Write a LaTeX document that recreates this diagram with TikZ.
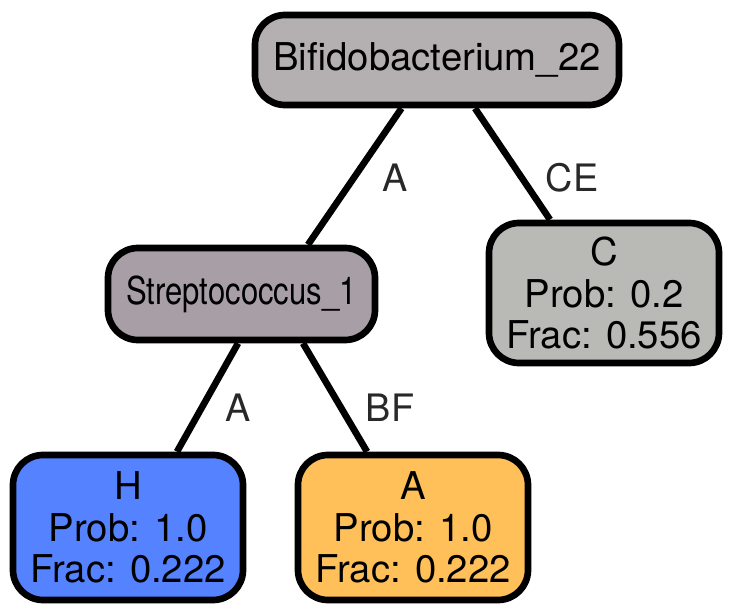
\documentclass[tikz,border=0pt]{standalone}
\usepackage{fontspec}
\setmainfont{TeX Gyre Heros}
\usepackage{graphicx}
\usepackage{tikz}
\usetikzlibrary{positioning}
\usepackage{xcolor}
\definecolor{rootgray}{RGB}{180,176,177}
\definecolor{streppurple}{RGB}{167,158,166}
\definecolor{cgray}{RGB}{185,186,181}
\definecolor{hblue}{RGB}{85,130,255}
\definecolor{aorange}{RGB}{255,192,90}
\definecolor{lblgray}{RGB}{40,40,40}

\begin{document}
\begin{tikzpicture}[
    box/.style={draw, line width=3.8pt, rounded corners=0.6cm, fill=#1, inner sep=0pt, align=center, font=\fontsize{21.8}{23.6}\selectfont},
    link/.style={line width=3.8pt},
    lbl/.style={font=\fontsize{21.5}{23}\selectfont, text=lblgray}
]
\useasboundingbox (0,0) rectangle (14.66,12.26);
\node[box=rootgray, minimum width=7.28cm, minimum height=1.8cm] (root) at (8.74,11.06) {Bifidobacterium\_22};
\node[box=streppurple, minimum width=5.34cm, minimum height=1.84cm] (strep) at (4.83,6.38) {\scalebox{0.81}[1]{Streptococcus\_1}};
\node[box=cgray, minimum width=4.6cm, minimum height=2.8cm] (leafc) at (12.08,6.40) {C\\Prob: 0.2\\Frac: 0.556};
\node[box=hblue, minimum width=4.6cm, minimum height=2.9cm] (leafh) at (2.56,1.71) {H\\Prob: 1.0\\Frac: 0.222};
\node[box=aorange, minimum width=4.6cm, minimum height=2.9cm] (leafa) at (8.26,1.71) {A\\Prob: 1.0\\Frac: 0.222};

\draw[link] ([xshift=-0.71cm]root.south) -- ([xshift=1.33cm]strep.north);
\draw[link] ([xshift=0.76cm]root.south) -- ([xshift=-1.08cm]leafc.north);
\draw[link] ([xshift=-0.07cm]strep.south) -- ([xshift=0.98cm]leafh.north);
\draw[link] ([xshift=1.23cm]strep.south) -- ([xshift=-0.92cm]leafa.north);

\node[lbl] (lblrs) at (7.9,8.7) {A};
\node[lbl] (lblrc) at (11.44,8.7) {CE};
\node[lbl] (lblsh) at (4.76,4.1) {A};
\node[lbl] (lblsa) at (7.8,4.1) {BF};
\end{tikzpicture}
\end{document}
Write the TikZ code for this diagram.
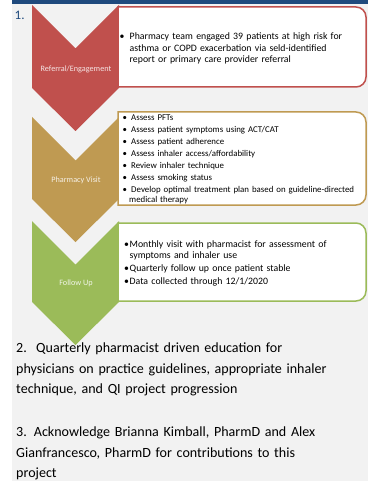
\documentclass[tikz,border=0pt]{standalone}
\usepackage{fontspec}
\setmainfont{Carlito}
\usepackage{tikz}
\pgfdeclarelayer{background}
\pgfdeclarelayer{foreground}
\pgfsetlayers{background,main,foreground}
\definecolor{chevred}{HTML}{C0504D}
\definecolor{chevgold}{HTML}{BF9A52}
\definecolor{chevgreen}{HTML}{9BBB59}
\definecolor{panelgray}{HTML}{F2F2F2}
\definecolor{barblue}{HTML}{1F4A7D}
% bullet line: #1 bullet box width, #2 hang of the wrapped lines, #3 text
\newcommand{\pitem}[3]{\noindent\hangindent=#2\hangafter=1\makebox[#1][l]{\textbullet}#3\par}
\tikzset{
  chevlabel/.style={text=white, text opacity=0.85, font=\fontsize{8.2}{9.8}\selectfont, inner sep=0pt},
  boxtext/.style={anchor=base west, inner sep=0pt, text width=250pt, align=left},
  notetext/.style={anchor=base west, inner sep=0pt, text width=360pt, align=left, font=\fontsize{14.05}{20.6}\selectfont}
}

\begin{document}
\begin{tikzpicture}[x=1pt,y=-1pt]
\useasboundingbox (0,0) rectangle (368,481);
\begin{pgfonlayer}{background}
\fill[panelgray] (12,0) rectangle (368,481);
\fill[barblue] (12,0) rectangle (368,4);
\end{pgfonlayer}
\node[anchor=base west, inner sep=0pt, text=barblue, font=\fontsize{13}{15}\selectfont] (one) at (14.5,19.5) {1.};
% chevrons
\draw[fill=chevred, draw=none] (32,5) -- (75.5,48.5) -- (119,5) -- (119,88) -- (75.5,131) -- (32,88) -- cycle;
\draw[fill=chevgold, draw=none] (32,117) -- (75.5,160.5) -- (119,117) -- (119,199) -- (75.5,242) -- (32,199) -- cycle;
\draw[fill=chevgreen, draw=none] (32,221) -- (75.5,264.5) -- (119,221) -- (119,302) -- (75.5,345) -- (32,302) -- cycle;
\node[chevlabel] (referral) at (76,69) {Referral/Engagement};
\node[chevlabel] (visit) at (76,180) {Pharmacy Visit};
\node[chevlabel] (followup) at (76,283) {Follow Up};
% boxes
\begin{pgfonlayer}{foreground}
\draw[line width=1.5pt, draw=chevred, fill=white] (118,7) -- (356,7) arc[start angle=270, end angle=360, radius=10] -- (366,77) arc[start angle=0, end angle=90, radius=10] -- (118,87) -- cycle;
\draw[line width=1.5pt, draw=chevgold, fill=white] (118,112) -- (356,112) arc[start angle=270, end angle=360, radius=10] -- (366,195) arc[start angle=0, end angle=90, radius=10] -- (118,205) -- cycle;
\draw[line width=1.5pt, draw=chevgreen, fill=white] (118,223) -- (356,223) arc[start angle=270, end angle=360, radius=10] -- (366,291) arc[start angle=0, end angle=90, radius=10] -- (118,301) -- cycle;
\node[boxtext, font=\fontsize{9.8}{11.65}\selectfont] (reftext) at (119.5,39.5) {%
\pitem{10pt}{10pt}{Pharmacy team engaged 39 patients at high risk for\newline asthma or COPD exacerbation via seld-identified\newline report or primary care provider referral}};
\node[boxtext, font=\fontsize{8.85}{10}\selectfont, execute at begin node={\setlength{\parskip}{2pt}}] (visittext) at (122.5,120.3) {%
\pitem{8.5pt}{6.5pt}{Assess PFTs}
\pitem{8.5pt}{6.5pt}{Assess patient symptoms using ACT/CAT}
\pitem{8.5pt}{6.5pt}{Assess patient adherence}
\pitem{8.5pt}{6.5pt}{Assess inhaler access/affordability}
\pitem{8.5pt}{6.5pt}{Review inhaler technique}
\pitem{8.5pt}{6.5pt}{Assess smoking status}
\pitem{8.5pt}{6.5pt}{Develop optimal treatment plan based on guideline-directed\newline medical therapy}};
\node[boxtext, font=\fontsize{9.8}{10.8}\selectfont, execute at begin node={\setlength{\parskip}{2.4pt}}] (followtext) at (124,247.3) {%
\pitem{5.5pt}{5.5pt}{Monthly visit with pharmacist for assessment of\newline symptoms and inhaler use}
\pitem{5.5pt}{5.5pt}{Quarterly follow up once patient stable}
\pitem{5.5pt}{5.5pt}{Data collected through 12/1/2020}};
\end{pgfonlayer}
% notes below
\node[notetext] (education) at (16,352.5) {2.~~Quarterly pharmacist driven education for\\physicians on practice guidelines, appropriate inhaler\\technique, and QI project progression};
\node[notetext] (thanks) at (16,436.5) {3. Acknowledge Brianna Kimball, PharmD and Alex\\Gianfrancesco, PharmD for contributions to this\\project};
\end{tikzpicture}
\end{document}
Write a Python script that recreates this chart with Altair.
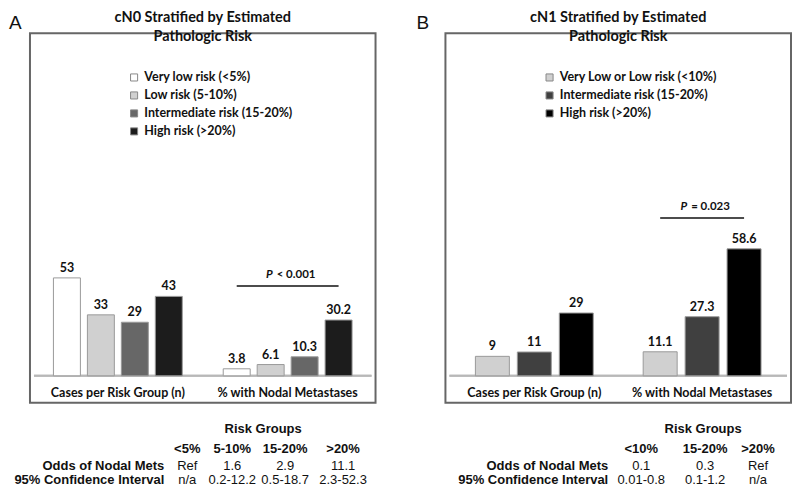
import altair as alt
import pandas as pd

# ---------------- data ----------------
groups = ["Cases per Risk Group (n)", "% with Nodal Metastases"]

a_risks = ["Very low risk (<5%)", "Low risk (5-10%)",
           "Intermediate risk (15-20%)", "High risk (>20%)"]
a_cases = [53, 33, 29, 43]
a_nodal = [3.8, 6.1, 10.3, 30.2]
a_colors = ["#ffffff", "#d0d0d0", "#676767", "#1c1c1c"]
a_title = ["cN0 Stratified by Estimated", "Pathologic Risk"]
a_p = "< 0.001"
a_pline = 48.6

b_risks = ["Very Low or Low risk (<10%)", "Intermediate risk (15-20%)",
           "High risk (>20%)"]
b_cases = [9, 11, 29]
b_nodal = [11.1, 27.3, 58.6]
b_colors = ["#d0d0d0", "#404040", "#000000"]
b_title = ["cN1 Stratified by Estimated", "Pathologic Risk"]
b_p = "= 0.023"
b_pline = 72.8

row_labels = ["Odds of Nodal Mets", "95% Confidence Interval"]
a_cols = ["<5%", "5-10%", "15-20%", ">20%"]
a_odds = ["Ref", "1.6", "2.9", "11.1"]
a_ci = ["n/a", "0.2-12.2", "0.5-18.7", "2.3-52.3"]
b_cols = ["<10%", "15-20%", ">20%"]
b_odds = ["0.1", "0.3", "Ref"]
b_ci = ["0.01-0.8", "0.1-1.2", "n/a"]

FONT = "Lato"
TFONT = "Liberation Sans"
W, H = 346, 370
ROW_DY = {"rg": 53, "hdr": 73, "r1": 90, "r2": 104}


def panel(k, letter, letter_dx, risks, cases, nodal, colors, title, ptxt, pline,
          ydom, spi, spo, mid_dx, legend_xy,
          cols, odds, ci, col_slots, col_dx, lbl_slot, lbl_dx, rg_slot, rg_dx):
    n = len(risks)
    S, R, V, L = "slot" + k, "risk" + k, "val" + k, "lab" + k
    slot_dom = ([f"0-{i}" for i in range(n)] + ["gap"] +
                [f"1-{i}" for i in range(n)])
    df = pd.DataFrame({
        S: [f"{g}-{i}" for g in range(2) for i in range(n)],
        R: risks + risks,
        V: cases + nodal,
        L: [str(v) for v in cases] + [f"{v:.1f}" for v in nodal],
    })
    x = alt.X(f"{S}:N", axis=None,
              scale=alt.Scale(domain=slot_dom, paddingInner=spi,
                              paddingOuter=spo))
    y = alt.Y(f"{V}:Q", axis=None,
              scale=alt.Scale(domain=ydom, nice=False, zero=False))
    base = alt.Chart(df)
    bars = base.mark_bar(stroke="#9a9a9a", strokeWidth=1).encode(
        x=x, y=y, y2=alt.datum(0),
        color=alt.Color(f"{R}:N",
                        scale=alt.Scale(domain=risks, range=colors),
                        legend=alt.Legend(
                            title=None, orient="none",
                            legendX=legend_xy[0], legendY=legend_xy[1],
                            symbolType="square", symbolSize=50,
                            symbolStrokeColor="#888", symbolStrokeWidth=1,
                            labelFont=FONT, labelFontSize=12.5,
                            labelFontWeight="bold", labelColor="#111",
                            labelOffset=4, rowPadding=5, padding=0,
                            labelLimit=300)),
    )
    vals = base.mark_text(font=FONT, fontSize=12.5, fontWeight="bold",
                          baseline="bottom", dy=-3, color="#111").encode(
        x=x, y=y, text=f"{L}:N")

    mid = (n - 1) // 2
    gdf = pd.DataFrame({S: [f"0-{mid}", f"1-{mid}"], "grp": groups,
                        V: [0, 0]})
    glab = alt.Chart(gdf).mark_text(font=FONT, fontSize=12.5, fontWeight="bold",
                                    baseline="middle", dx=mid_dx, dy=17,
                                    color="#111").encode(
        x=x, y=y, text="grp:N")
    baseline = alt.Chart(gdf).mark_rule(color="#b8b8b8", strokeWidth=2).encode(
        y=y, x=alt.value(4), x2=alt.value(W - 4))

    pdf = pd.DataFrame({S: ["1-0"], "s2": [f"1-{n - 1}"], "smid": [f"1-{mid}"],
                        "p": ["P"], "rest": [ptxt], V: [pline]})
    pline_m = alt.Chart(pdf).mark_rule(color="#111", strokeWidth=1.5).encode(
        x=x, x2=alt.X2("s2:N"), y=y)
    xm = alt.X("smid:N", axis=None,
               scale=alt.Scale(domain=slot_dom, paddingInner=spi,
                               paddingOuter=spo))
    pP = alt.Chart(pdf).mark_text(font=FONT, fontSize=11.5, fontWeight="bold",
                                  fontStyle="italic", align="right",
                                  baseline="middle", dx=mid_dx - 15, dy=-11,
                                  color="#111").encode(
        x=xm, y=y, text="p:N")
    pR = alt.Chart(pdf).mark_text(font=FONT, fontSize=11.5, fontWeight="bold",
                                  align="left", baseline="middle",
                                  dx=mid_dx - 11, dy=-11,
                                  color="#111").encode(
        x=xm, y=y, text="rest:N")

    # panel letter
    ldf = pd.DataFrame({"t": [letter]})
    let = alt.Chart(ldf).mark_text(font=TFONT, fontSize=19, align="left",
                                   baseline="alphabetic", color="#111").encode(
        x=alt.value(letter_dx), y=alt.value(-4), text="t:N")

    # ----- table below the box, anchored to the baseline -----
    def cell(slot, dx, row, text, bold, align="center"):
        d = pd.DataFrame({S: [slot], V: [0], "t": [text]})
        return alt.Chart(d).mark_text(
            font=TFONT, fontSize=13,
            fontWeight="bold" if bold else "normal",
            align=align, baseline="middle", dx=dx, dy=ROW_DY[row],
            color="#111").encode(x=x, y=y, text="t:N")

    cells = [cell(rg_slot, rg_dx, "rg", "Risk Groups", True)]
    for j, c in enumerate(cols):
        cells.append(cell(col_slots[j], col_dx[j], "hdr", c, True))
        cells.append(cell(col_slots[j], col_dx[j], "r1", odds[j], False))
        cells.append(cell(col_slots[j], col_dx[j], "r2", ci[j], False))
    cells.append(cell(lbl_slot, lbl_dx, "r1", row_labels[0], True, "right"))
    cells.append(cell(lbl_slot, lbl_dx, "r2", row_labels[1], True, "right"))

    return alt.layer(baseline, bars, vals, glab, pline_m, pP, pR, let,
                     *cells).properties(
        width=W, height=H,
        title=alt.TitleParams(title, font=FONT, fontSize=14.5,
                              fontWeight="bold", color="#111",
                              anchor="middle", offset=-30, lineHeight=19),
        view=alt.ViewBackground(stroke="#666", strokeWidth=2),
    )


pa = panel("A", "A", -21, a_risks, a_cases, a_nodal, a_colors, a_title, a_p,
           a_pline, [-14.6, 185.4], 0.206, 0.691, 17, (98, 38),
           a_cols, a_odds, a_ci, ["gap", "1-0", "1-1", "1-3"],
           [-15.5, -4.5, 14.5, 4.5], "0-3", -4.5, "1-1", -7.5)
pb = panel("B", "B", -29, b_risks, b_cases, b_nodal, b_colors, b_title, b_p,
           b_pline, [-12.44, 158.1], 0.19, 0.714, 0, (98, 38),
           b_cols, b_odds, b_ci, ["gap", "1-1", "1-2"],
           [23, 3, 14], "gap", -10, "1-1", 1)

chart = alt.hconcat(pa, pb, spacing=39).resolve_scale(
    x="independent", y="independent", color="independent").properties(
    padding=0, background="white")

chart.save("out.html", embed_options={"renderer": "svg", "actions": False})
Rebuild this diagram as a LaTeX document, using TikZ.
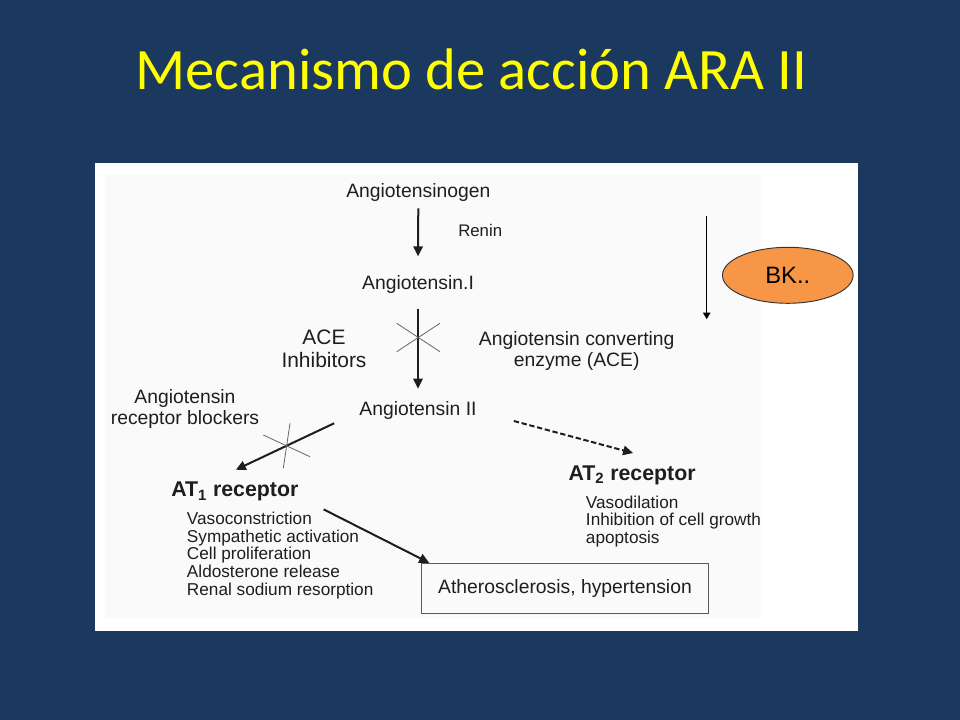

**Aim of the exercise**
Exactly the lines starting at the line containing "Write a Python" and ending at the line containing "per Risk Group" should be transcribed, both included; omit the pictures.

**Written response**
Write a Python script that recreates this chart with Altair.
import altair as alt
import pandas as pd

# ---------------- data ----------------
groups = ["Cases per Risk Group (n)", "% with Nodal Metastases"]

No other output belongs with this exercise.